BIG CORRECTION BUT WE STILL BELIEVE IN BULLION; PEAK SCENARIO TEMPERED TO $1,750/$32.50

 We are lowering our peak gold/silver scenario to $1,750/$32.50 from $1,850/$35 for equity target price setting. For earnings purposes, we are also revising our gold/silver price forecast to $1,639/$29.52 (from $1,775/$33.75) in 2013 and to $1,725/$31.75 (from $1,825/$34.00) in 2014, with no change to long term $1,600/$29.00 in 2017 and beyond
 Gold's harsh correction year-to-date has been explained by improving signals in the US economy which has increased the perceptions of a shortened life to the Fed's QE3 program. We have seen liquidation in the EX non-commercial gold positions and ETF holdings and related redemptions in precious metals funds that accelerated to the downside in February. But we continue to believe that macro-economic conditions support sustainably high gold prices, including record global US$ liquidity,
low real interest rates, and Eurozone sovereign debt concerns.
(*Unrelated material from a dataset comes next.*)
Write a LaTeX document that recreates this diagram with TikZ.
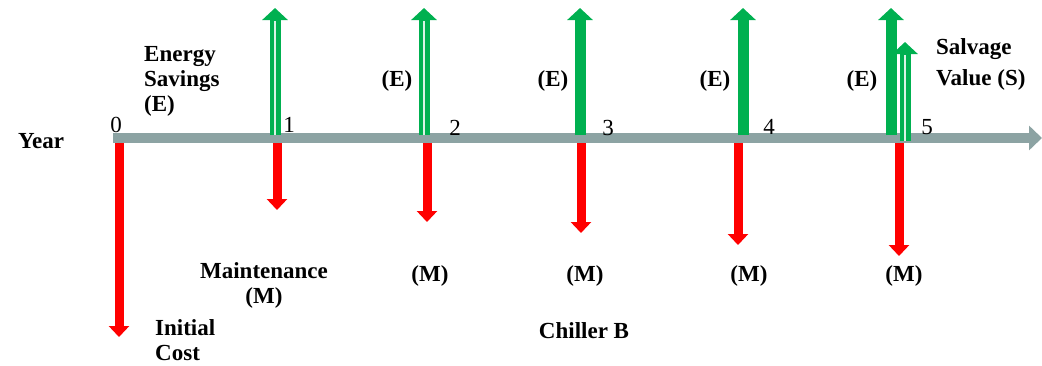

Since our Q4/12 preview in January, US$ global liquidity has
continued to rise and in our view now supports a best-fit gold price of $1,750/oz (versus $1,720 in mid-January).

The Bulls Remain Bulls
 We remain bullish on the sector based on the following: 1) the gold price and equity valuation multiples appear oversold to the
point where we observe contrarian insider buying; 2) 2013 guidance generally appears conservative; and 3) the sector will likely
be coming out of a peak in growth capital spending towards the end of this year which paves the way to increasing net free cash
flows and potentially higher dividends.
 Ratings revisions include: Hecla Mining (BUY from Hold) and Aura Mineral (HOLD from Spec Buy). Our CG Canadian 2013 picks include Yamana Gold, Argonaut Gold, B2Gold, Primero Mining, Endeavour Mining, and Santacruz Silver Mining.
 Q1/13 (and likely Q2/13 given where gold started the period) will be a weak quarter from an earnings point of view given the
sequential 5%/7.6% decline in gold/silver prices. On average, we anticipate a sequential decline in earnings of approximately 30%
amongst the Senior/Intermediate producer group. Our estimates are notably below consensus (partly due to the timing of our
update) for ABX, AEM, IAG, AUY, AGI, ANV, AR, BTO, PAAS and SLW, and we expect sequential declines for the majority of
companies under coverage. Our estimates are notably above consensus for GG (Goldcorp) and GOLD.